Tarbell’s ethical opposite—and her sparing partner—was John D. Rockefeller, the richest of the industrial barons. In the Pennsylvania oil boom of the 1860s, Rockefeller began by making a critical decision: he would forego drilling for oil and put his usurious wherewithal in refining and delivering oil, gas, and kerosene. He monopolized his products’ availability; he shipped and hoarded fuel as he saw fit; he manipulated prices; he took kickbacks; he eliminated middlemen; and he colluded with the railroads, his means of delivery, to insure preferential treatment. It was no accident that his tactics quickened the country’s industrialization.
The rest of the story is fairly well-known. With Standard Oil, based in Cleveland, Ohio, Rockefeller undercut the costs of rival refineries until they sold out—to Standard Oil—and, voilá, the refinery business had been entrusted to him. Tarbell’s reporting on Rockfeller’s predation led to federal antitrust legislation and the landmark evisceration of Standard Oil into thirty-three smaller companies. The exposé ended the era of trusts (Rockfeller’s was not the only one), but, unintentionally, showed management and investors how to profit from centralization, despite the law. When conglomerates break apart—in our time, we think of AT&T and the attempt to split Microsoft—the fines they face are minuscule in comparison to what can be earned with divestiture.
In each subsidiary, Rockefeller received commensurate amounts of stock, which, in turn, grew quickly as investors took advantage of the new, leaner companies. Paradoxically, the demise of his trust became a huge boon. Carving up Standard Oil quintupled his net worth, "making him," the author states, "almost certainly the first billionaire in America’s existence," perhaps in human history.
Steve Weinberg’s strongest suit is his parallel storytelling. He shows us how Tarbell became a conscience-prone journalist and how Rockefeller steered his cartel across the seas of deception and governmental noninterference. The subtitle, alas, is misleading—no doubt a publisher’s sales’ ploy to engage conflict. The book enjoins the battle only in the final chapters, when, in 1902, McClure’s Magazine first serialized Tarbell’s nineteen-part article, "The History of the Standard Oil Company," which later appeared in a two-volume set.
The opponents’ back stories are fascinating. Tarbell watched her father, an oilman himself, get squeezed between Standard Oil and wildcat producers. Pinched, he lost his joy in life, which radicalized his daughter to hate and go after privilege. Rockefeller watched his ne’er-do-well father drink himself into stupor, so at a young age, he took over the family’s welfare. Later, Rockefeller used his Christian charity as a screen to avoid government investigation and suspicions about his character.
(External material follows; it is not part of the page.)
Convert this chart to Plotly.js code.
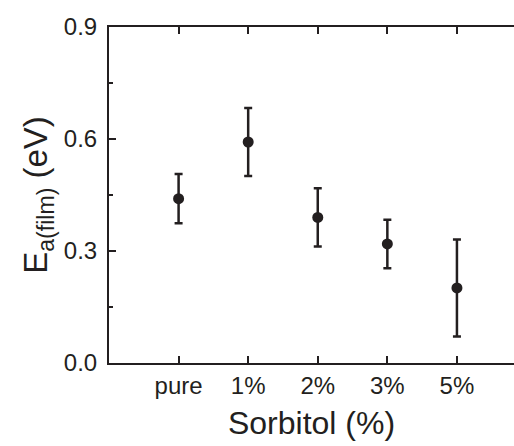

Tarbell used her affinity for Darwinian psychology to plumb the "Cleveland ogre." She slipped only once when, after her expose, she wrote a "mean-spirited profile" of the oil tyrant that turned part of the focus away from the magnate and onto the messenger.
"If the maxim is true," Weinberg writes, "that a biography reveals as much about the biographer as it does about the subject, then the character sketch of Rockefeller affords the reader a look into Tarbell’s psyche with every paragraph. For instance, Tarbell wrestled with traditional religion versus secular belief most of her life, so it is interesting how she presents the details of Rockefeller’s charitable contributions, then turns his philanthropy against him."
Weinberg quotes from Tarbell’s screed against Rockefeller’s piety as the worst of his bad traits: "The principles of the religion he professes are so antagonistic to the principles of the business he practices that the very world which emulates him has been turned into hypocrites and cynics under his tutelage." The thing Tarbell hated above all was that Rockefeller’s tactics were seen as inescapable to the prosperity of the nation. Greed rationalized into good.
Weinberg, known for his own muckraking, his books on investigating reporting, and his teaching at the famed University of Missouri journalism school, presents all this material with matchless evenhandedness. This is a fine book in which our sympathy for David over Goliath is elicited not from the author’s bias but from the factual reporting of the people and the events themselves.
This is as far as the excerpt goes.